When I completed the manuscript for my book prior to it being published I kept the original forecast as that is the best forecast based on 100 years of history. I am well aware that the bullish periods are 4.4 years and this has worked out well in the period 2009 to 2013. However based on my study of the 1970s and 1940s I stated in my book, published in March 2013, that this period would see a significant buying opportunity that would be the last major low of the secular bear market and offer a great place to buy in order to ride the next great bull market in stocks. The August 2011 low may be the low of this period, as I specifically say in my book that the low sometimes occurs at the beginning of the period, or the low could be ahead of us.
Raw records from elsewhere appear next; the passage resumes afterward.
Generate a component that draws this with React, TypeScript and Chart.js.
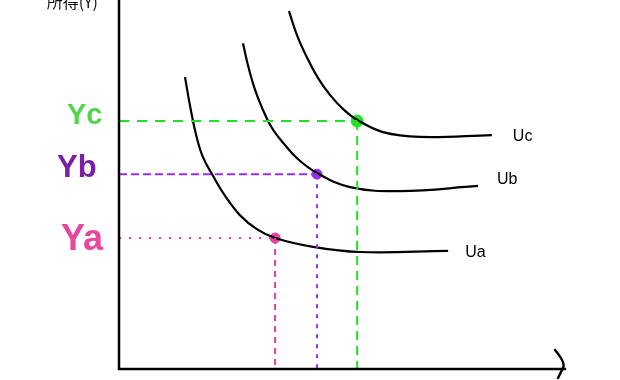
import React, { useEffect, useRef } from "react";
import { Chart, registerables } from "chart.js";
Chart.register(...registerables);

// Indifference curves (x = quantity, y = income), in axis units
const uaX = [14.8, 15.9, 17.3, 18.8, 21.1, 23.8, 27.1, 30.9, 35.0, 43.5, 54.0, 73.8];
const uaY = [79.1, 71.5, 63.4, 57.5, 52.3, 46.9, 41.7, 37.9, 35.5, 33.1, 31.7, 32.0];
const ubX = [27.8, 28.9, 30.3, 32.1, 34.3, 37.0, 40.1, 44.4, 51.8, 63.0, 80.5];
const ubY = [88.3, 82.4, 76.4, 70.7, 65.3, 61.0, 56.9, 53.1, 49.3, 48.2, 49.6];
const ucX = [38.1, 39.9, 42.2, 44.6, 47.3, 50.2, 53.4, 59.2, 67.5, 83.6];
const ucY = [97.0, 90.5, 84.3, 78.9, 74.3, 70.5, 67.5, 64.2, 62.9, 63.4];

// Tangency points a, b, c
const pointNames = ["a", "b", "c"];
const pointX = [35.0, 44.4, 53.4];
const pointY = [35.5, 52.8, 67.2];
const pointColors = ["#e23f9e", "#9b30e8", "#22e022"];
const labelColors = ["#e8479b", "#7a1fa6", "#4fd64a"];

const yLabels = ["Ya", "Yb", "Yc"];
const curveLabels = ["Ua", "Ub", "Uc"];
const yAxisTitle = "所得(Y)";

const zip = (xs: number[], ys: number[]) => xs.map((x, i) => ({ x, y: ys[i] }));

export default function App() {
  const ref = useRef<HTMLCanvasElement>(null);
  useEffect(() => {
    document.body.style.margin = "0";
    const canvas = ref.current!;
    const curves = [zip(uaX, uaY), zip(ubX, ubY), zip(ucX, ucY)];

    const guideStyles = [
      { h: [2, 8], v: [6, 5] },
      { h: [8, 4], v: [4, 6] },
      { h: [10, 8], v: [9, 6] },
    ];

    const datasets: any[] = [];
    pointNames.forEach((_, i) => {
      datasets.push({
        data: [{ x: 0, y: pointY[i] }, { x: pointX[i], y: pointY[i] }],
        showLine: true,
        borderColor: pointColors[i],
        borderWidth: 2,
        borderDash: guideStyles[i].h,
        pointRadius: 0,
      });
      datasets.push({
        data: [{ x: pointX[i], y: pointY[i] }, { x: pointX[i], y: 0 }],
        showLine: true,
        borderColor: pointColors[i],
        borderWidth: 2,
        borderDash: guideStyles[i].v,
        pointRadius: 0,
      });
    });
    curves.forEach((c) => {
      datasets.push({
        data: c,
        showLine: true,
        borderColor: "#000",
        borderWidth: 2.2,
        tension: 0.4,
        pointRadius: 0,
      });
    });
    datasets.push({
      data: zip(pointX, pointY),
      showLine: false,
      pointRadius: [5, 5, 6],
      pointBackgroundColor: pointColors,
      pointBorderColor: pointColors,
    });

    const overlay = {
      id: "overlay",
      afterDraw(chart: any) {
        const { ctx, chartArea: a, scales } = chart;
        const xs = scales.x, ys = scales.y;
        ctx.save();
        // axes
        ctx.strokeStyle = "#000";
        ctx.lineWidth = 2.5;
        ctx.lineCap = "round";
        ctx.beginPath();
        ctx.moveTo(a.left, 0);
        ctx.lineTo(a.left, a.bottom);
        ctx.lineTo(a.right, a.bottom);
        ctx.stroke();
        // arrow head
        ctx.beginPath();
        ctx.moveTo(a.right - 10, a.bottom - 19);
        ctx.quadraticCurveTo(a.right + 1, a.bottom - 6, a.right - 2, a.bottom - 1);
        ctx.lineTo(a.right - 7, a.bottom + 9);
        ctx.stroke();

        // Y labels
        const yOff = [12, 3, 3];
        const ySize = [36, 31, 29];
        const yLeft = [61, 57, 67];
        yLabels.forEach((t, i) => {
          ctx.font = `bold ${ySize[i]}px "Liberation Sans", Arial, sans-serif`;
          ctx.fillStyle = labelColors[i];
          ctx.textAlign = "left";
          ctx.textBaseline = "alphabetic";
          ctx.fillText(t, yLeft[i], ys.getPixelForValue(pointY[i]) + yOff[i]);
        });

        // curve labels
        ctx.font = `16px "Liberation Sans", Arial, sans-serif`;
        ctx.fillStyle = "#000";
        const cx = [uaX, ubX, ucX];
        const cy = [uaY, ubY, ucY];
        const dx = [17, 19, 21];
        const dy = [6, -2, 6];
        curveLabels.forEach((t, i) => {
          const k = cx[i].length - 1;
          ctx.fillText(
            t,
            xs.getPixelForValue(cx[i][k]) + dx[i],
            ys.getPixelForValue(cy[i][k]) + dy[i]
          );
        });

        // axis title
        ctx.font = `16px "Noto Sans CJK JP", sans-serif`;
        ctx.fillStyle = "#111";
        ctx.textAlign = "right";
        ctx.fillText(yAxisTitle, 98, 8);
        ctx.restore();
      },
    };

    const chart = new Chart(canvas, {
      type: "scatter",
      data: { datasets },
      options: {
        animation: false,
        responsive: false,
        layout: { padding: { left: 119, right: 55, top: 0, bottom: 11 } },
        plugins: { legend: { display: false }, tooltip: { enabled: false } },
        scales: {
          x: { type: "linear", min: 0, max: 100, display: false },
          y: { type: "linear", min: 0, max: 98.1, display: false },
        },
        clip: false as any,
      },
      plugins: [overlay],
    });
    return () => chart.destroy();
  }, []);
  return (
    <div style={{ width: 620, height: 380, background: "#fff" }}>
      <canvas ref={ref} width={620} height={380} style={{ display: "block" }} />
    </div>
  );
}
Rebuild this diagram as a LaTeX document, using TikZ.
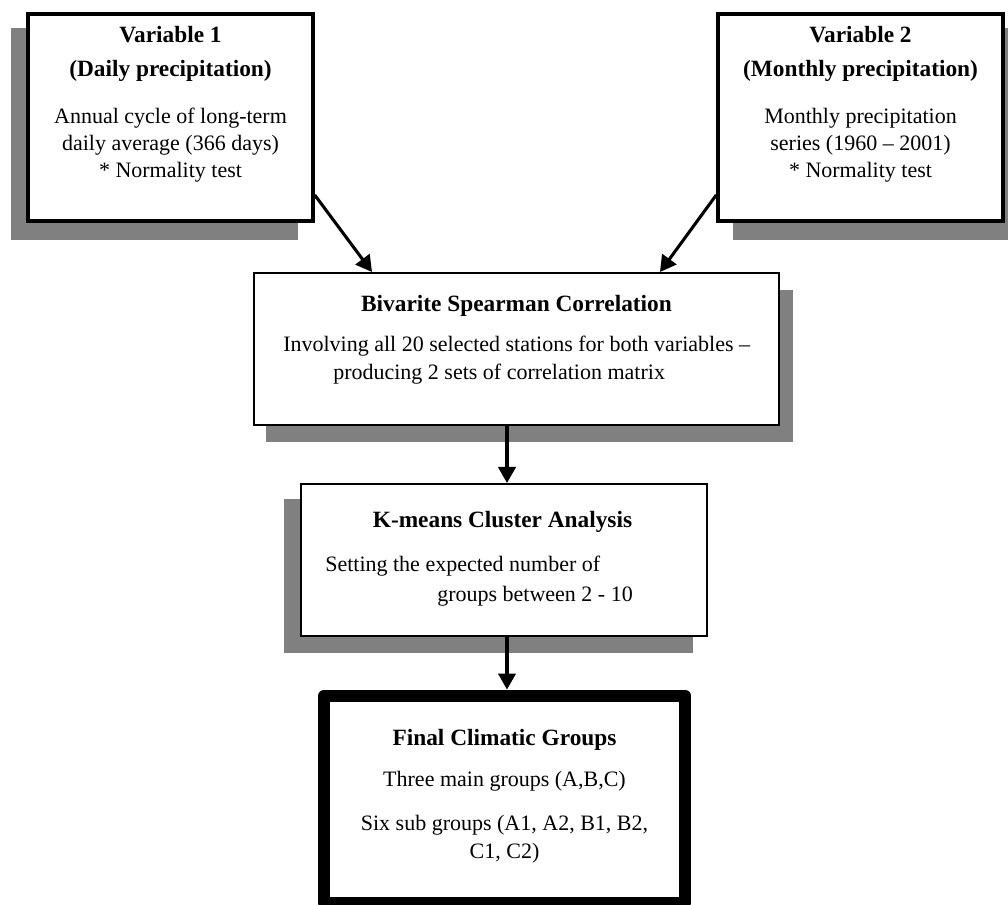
\documentclass[tikz,border=0pt]{standalone}
\usepackage{fontspec}
\setmainfont{Liberation Serif}
\usetikzlibrary{arrows.meta}
\definecolor{shadowgray}{RGB}{128,128,128}
\begin{document}
\begin{tikzpicture}[x=0.75pt,y=-0.75pt,
  shade/.style={fill=shadowgray,draw=none},
  boxA/.style={draw=black,line width=2.6pt,fill=white,inner sep=0pt},
  boxB/.style={draw=black,line width=1.5pt,fill=white,inner sep=0pt},
  boxC/.style={draw=black,line width=9pt,line join=round,fill=white,inner sep=0pt},
  txt/.style={anchor=base,inner sep=0pt,font=\fontsize{16.5}{20}\selectfont},
  ttl/.style={anchor=base,inner sep=0pt,font=\fontsize{17.5}{21}\selectfont\bfseries},
  arr/.style={line width=2.3pt,-{Triangle[length=12pt,width=13pt]}}
]
\useasboundingbox (0,0) rectangle (1008,905);

% shadows
\fill[shade] (11,28) rectangle (298,240);
\fill[shade] (733,28) rectangle (1022,240);
\fill[shade] (266,290) rectangle (793,442);
\fill[shade] (284,499) rectangle (693,653);

% boxes
\node[boxA,minimum width=213.75pt,minimum height=155.25pt] (b1) at (170.5,117.5) {};
\node[boxA,minimum width=213.75pt,minimum height=155.25pt] (b2) at (860.5,117.5) {};
\node[boxB,minimum width=393.75pt,minimum height=114pt] (b3) at (516.5,349) {};
\node[boxB,minimum width=304.5pt,minimum height=114pt] (b4) at (504,560) {};
\node[boxC,minimum width=270.4pt,minimum height=155.6pt] (b5) at (504.75,799.25) {};

% texts box 1
\node[ttl] (t1a) at (170.5,43) {Variable 1};
\node[ttl] (t1b) at (170.5,77) {(Daily precipitation)};
\node[txt] (t1c) at (170.5,124) {Annual cycle of long-term};
\node[txt] (t1d) at (170.5,151) {daily average (366 days)};
\node[txt] (t1e) at (170.5,178) {* Normality test};

% texts box 2
\node[ttl] (t2a) at (860.5,43) {Variable 2};
\node[ttl] (t2b) at (860.5,77) {(Monthly precipitation)};
\node[txt] (t2c) at (860.5,124) {Monthly precipitation};
\node[txt] (t2d) at (860.5,151) {series (1960 – 2001)};
\node[txt] (t2e) at (860.5,178) {* Normality test};

% texts box 3
\node[ttl] (t3a) at (516.5,312) {Bivarite Spearman Correlation};
\node[txt,anchor=base west] (t3b) at (283,352) {Involving all 20 selected stations for both variables –};
\node[txt,anchor=base west] (t3c) at (333,380) {producing 2 sets of correlation matrix};

% texts box 4
\node[ttl] (t4a) at (502.5,528) {K-means Cluster Analysis};
\node[txt,anchor=base west] (t4b) at (325,572) {Setting the expected number of};
\node[txt,anchor=base west] (t4c) at (437,602) {groups between 2 - 10};

% texts box 5
\node[ttl] (t5a) at (504.5,745) {Final Climatic Groups};
\node[txt] (t5b) at (504.5,787) {Three main groups (A,B,C)};
\node[txt] (t5c) at (504.5,830) {Six sub groups (A1, A2, B1, B2,};
\node[txt] (t5d) at (504.5,858) {C1, C2)};

% connectors
\draw[arr] (b1.east |- 0,195) -- (b3.north -| 372,0);
\draw[arr] (b2.west |- 0,195) -- (b3.north -| 660,0);
\draw[arr] (b3.south -| 507,0) -- (b4.north -| 507,0);
\draw[arr] (b4.south -| 507,0) -- (b5.north -| 507,0);
\end{tikzpicture}
\end{document}
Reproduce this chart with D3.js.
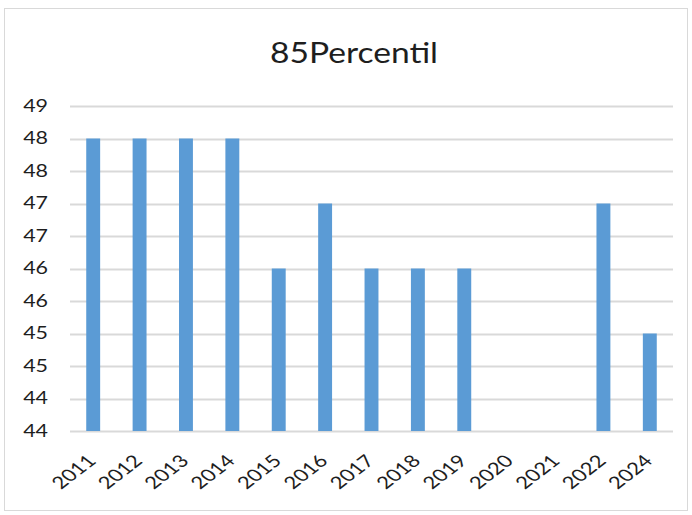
<!DOCTYPE html>
<html>
<head>
<meta charset="utf-8">
<script src="https://cdn.jsdelivr.net/npm/d3@7"></script>
<style>
  body { margin: 0; background: #fff; }
  text { font-family: Lato, Calibri, "Open Sans", sans-serif; fill: #1e1e1e; }
</style>
</head>
<body>
<script>
// Data
const years = ["2011", "2012", "2013", "2014", "2015", "2016", "2017", "2018", "2019", "2020", "2021", "2022", "2024"];
const values = [48.5, 48.5, 48.5, 48.5, 46.5, 47.5, 46.5, 46.5, 46.5, null, null, 47.5, 45.5];
const tickValues = [44, 44.5, 45, 45.5, 46, 46.5, 47, 47.5, 48, 48.5, 49];
const tickLabels = ["44", "44", "45", "45", "46", "46", "47", "47", "48", "48", "49"];

// Chartsize
const w = 692, h = 515;
const margin = {top: 106, right: 19, bottom: 84, left: 70};
const stretch = 1.3; // the picture is wider than tall, text looks stretched

const svg = d3.select("body").append("svg")
  .attr("width", w)
  .attr("height", h);

// Chart border
svg.append("rect")
  .attr("x", 4.5).attr("y", 8.5)
  .attr("width", w - 9).attr("height", h - 13)
  .attr("fill", "#fff")
  .attr("stroke", "#d9d9d9");

// Title
svg.append("text")
  .attr("transform", "translate(354,63) scale(1.2,1)")
  .attr("text-anchor", "middle")
  .style("font-size", "28px")
  .text("85Percentil");

const x = d3.scaleBand()
  .domain(years)
  .range([margin.left, w - margin.right])
  .paddingInner(0.7)
  .paddingOuter(0.35);

const y = d3.scaleLinear()
  .domain([44, 49])
  .range([h - margin.bottom, margin.top]);

// Gridlines
svg.append("g")
  .selectAll("line")
  .data(tickValues)
  .enter()
  .append("line")
  .attr("x1", margin.left)
  .attr("x2", w - margin.right)
  .attr("y1", d => Math.round(y(d)) + 0.5)
  .attr("y2", d => Math.round(y(d)) + 0.5)
  .attr("stroke", "#d9d9d9")
  .attr("stroke-width", 2);

// Y axis labels
svg.append("g")
  .selectAll("text")
  .data(tickValues)
  .enter()
  .append("text")
  .attr("transform", d => "translate(48," + y(d) + ") scale(" + stretch + ",1)")
  .attr("dy", "0.36em")
  .attr("text-anchor", "end")
  .style("font-size", "16.5px")
  .text((d, i) => tickLabels[i]);

// Bars
svg.append("g")
  .selectAll("rect")
  .data(years.map((d, i) => ({year: d, value: values[i]})).filter(d => d.value != null))
  .enter()
  .append("rect")
  .attr("x", d => x(d.year))
  .attr("y", d => y(d.value))
  .attr("width", x.bandwidth())
  .attr("height", d => y(44) - y(d.value))
  .attr("fill", "#5b9bd5");

// X axis labels
svg.append("g")
  .selectAll("text")
  .data(years)
  .enter()
  .append("text")
  .attr("transform", d => "translate(" + (x(d) + x.bandwidth() / 2 + 4) + "," + (h - margin.bottom + 31) + ") scale(" + stretch + ",1) rotate(-45)")
  .attr("text-anchor", "end")
  .style("font-size", "17px")
  .text(d => d);
</script>
</body>
</html>
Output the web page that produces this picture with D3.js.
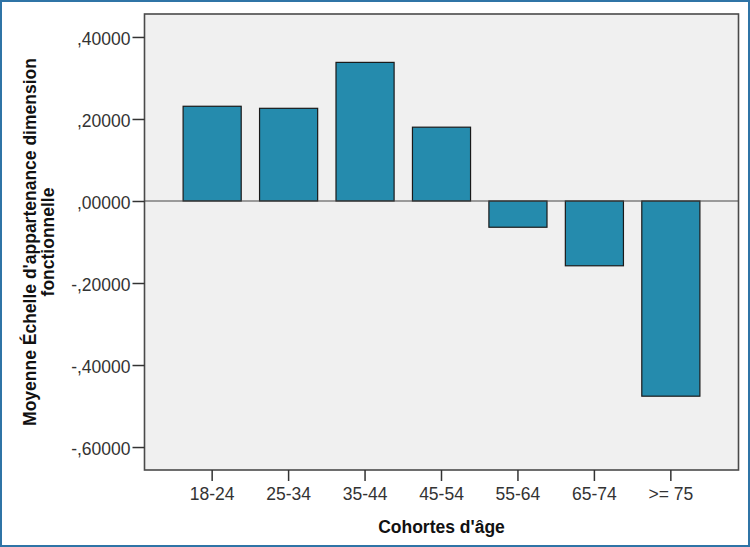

But I do think, based on my research, the nominal low for this 17.6 year bear market was reached in 2009 and we are not headed for those levels again.
I remain alert for a significant correction ahead as the US/UK markets have become historically overvalued (using CAPE) and exuberance and leverage abound based on QE addiction. Sustainable secular bull markets are not built on emergency central bank policies, stagnant wages, stubbornly high unemployment (specifically youth unemployment) and artificially low interest rates. Don’t get me wrong, I understand the need for central bank intervention, I just don’t think this is a healthy bull market in stocks.

Whilst completing my book I came across an article from 1999 by Warren Buffet in Fortune magazine, Buffett talks about his expectations from stocks over the next 17 years and discusses past performance for other 17 year periods such as 1981 to 1999 and 1965 to 1981. Buffett stated that he expected a 4% annual real return, at best, until 2017. Why does Buffett specifically mention 17 years, why not 15 year or 19 years? Also Buffett rarely mentions his outlook for the future; I believe he was ringing the bell at the top.

http://money.cnn.com/magazines/fortune/fortune_archive/1999/11/22/269071/index.htm

Back in 1966 Buffet closed his partnership to new money in 1966 as he grew concerned about elevated stock prices and he liquidated it completely in 1969 because he felt that he was unable to find any bargains in the market. I’d argue that Buffett is a market timer as well as a value investor.

I know this sounds crazy to people who are unfamiliar with cycles, and cycles are not to be used in isolation either, but I started on this journey when I was reading Hot Commodities by Jim Rogers. Rogers mentions the commodity cycle of 17/18 years that goes back hundreds of years. He sites the excellent research of Barry Bannister from 2002 where Bannister argues that we are in a new secular commodities bull market that will end in 2015, driven by long term underinvestment and supply issues.

http://www.upsecurities.com/resources/documents/commodities/LM%20The%20Inflation%20Cycle%202002-2025%204-19-02.pdf

I have obviously used the cycle to try and paint a picture of what the future may look like and there are other audacious claims in my book such as the gold/commodity markets will peak in 2015 and we are just in a final cyclical bear market within the long term commodities bull market. Also I think that the next secular bull market in stocks will take us to Dow 100,000 in 2035 before we see another 17.6 year bear market, driven by a new 17.6 year commodities bull.

We have made new nominal highs in most stock markets but the real return after inflation is still negative, excluding dividends. I am expecting the end of the secular bear market in stocks, in real terms, to be 2018 and I anticipate a return of inflation to get us there and finally force the Fed’s hand on QE.